Okay, and the other services expenses, that dropped a little bit year-over-year which along with the revenue helped the NOI margin. Can you talk about what is in that category of other service expenses and is a kind of current run rate, beneficial run rate, should we expect that to continue?

Marc Smernoff

Analyst

Yes. So other services would include like the cost of the material handling equipment. Just the operating efficiencies within the warehouses. Those are the big things, we also have the repair and maintenance on that. Obviously we've focused around how are we improving the MAT fleet, its maintenance. Obviously we continue to focus more and more on preventative maintenance. We focused on making sure we improved the age of the fleet over the last couple of years, all of those initiatives are contributing to improve results over time.

Ki Bin Kim

Analyst

Okay. And then since I'm last, if I can add one more please. The least - if I don't ask it, it won't be asked, right? [indiscernible] The lease accounting changes that are impacting REITs, basically the expensing of internal leasing costs and legal costs. I know you guys expense a lot of it.
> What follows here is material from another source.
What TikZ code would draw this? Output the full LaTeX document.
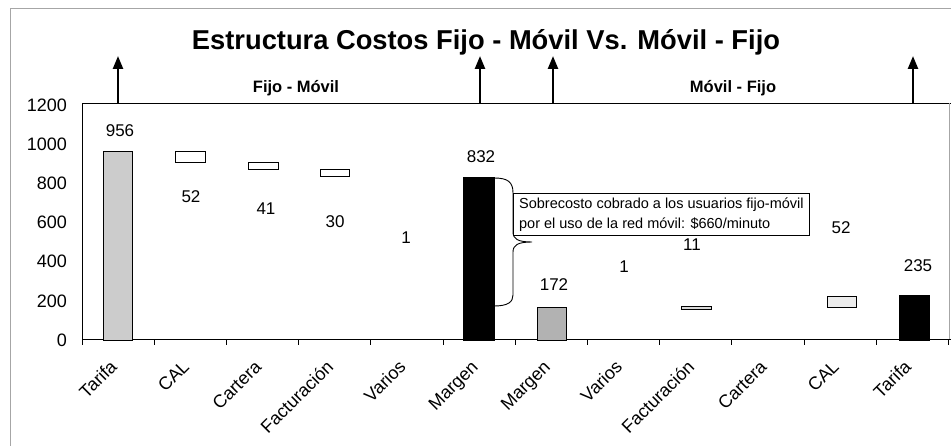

Do you expect to have an impact in 2019?

Marc Smernoff

Analyst

Not a material impact.

Operator

Operator

Ladies and gentlemen, we have reached the end of the question and answer session, and I would like to turn the call back to Fred Boehler for closing remarks.

Fred Boehler

Analyst

Thank you. Yes, I appreciate everybody's time. Great questions this afternoon. Again, the business continues to perform well. And I'll just repeat it again. I'm very proud of what the team continues to do. We've got a long trend of success here and we're operating and executing to the plan that we have laid out. So look forward to talking to you next quarter.

Operator

Operator

This concludes today's conference. You may disconnect your lines at this time. Thank you for your participation.